Maritime employers responsible for seafarers transiting Spain under new pandemic testing rules

25 November 2020

Seafarers may be exempt from new Covid-19 testing (PCR) rules imposed on travellers entering Spain.

However, Nautilus has reminded members transiting for crew changes that their employer is ultimately responsible for ensuring their travel documentation is in order.

From 23 November 2020, Spain now requires all passengers entering its borders who come from a country considered high-risk for coronavirus to show a certificate with a negative PCR result for Covid-19. The test must have been carried out 72 hours prior to arrival.
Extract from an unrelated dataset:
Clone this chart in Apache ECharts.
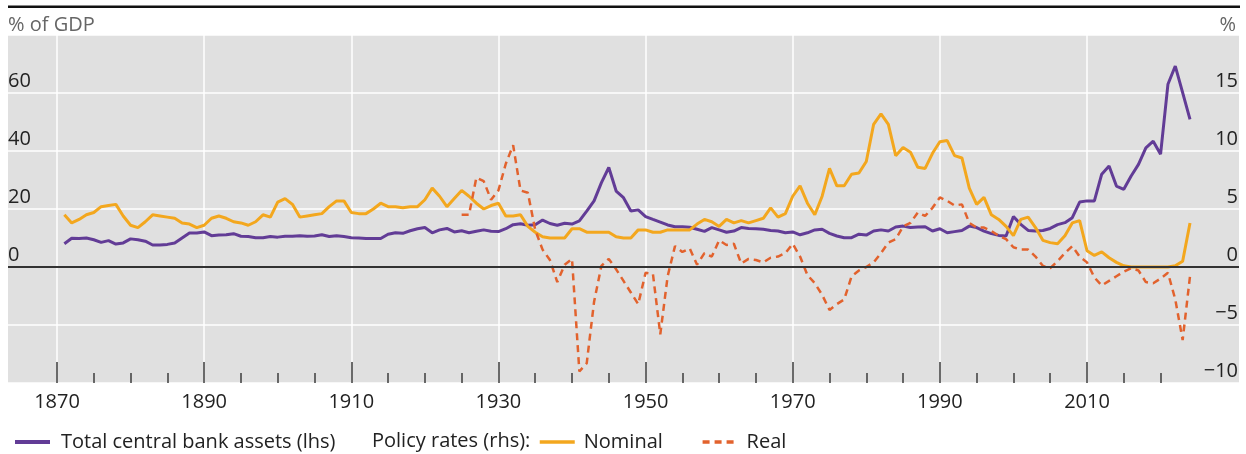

Passengers will be subjected to temperature checks and must fill out a health control form.

A Spanish government website had indicated in 2020 that seafarers may be exempt from the PCR test if they are 'arriving from abroad for work, in transit to disembark or embark a vessel'. If this is the case, they would need to justify their crew status 'relative to the sanitary controls at the Spanish points of entry,' says the website.

If a negative test is required the employer is responsible for organising this, says the Union's professional and technical officer David Appleton.

'Ultimately it would be the company’s responsibility to ensure that the seafarer had all the necessary documentation to travel. If it is determined that a test is needed, then it should be paid for by the company,' he said.

The new rules imposed by the Spanish government may have particularly affected yacht crew moving around the Mediterranean.

Further advice from the UK government is also available for entry into Spain.

From 3 January 2023, Spain reinstated mandatory COVID-19 vaccination and testing requirements for all passengers arriving from China.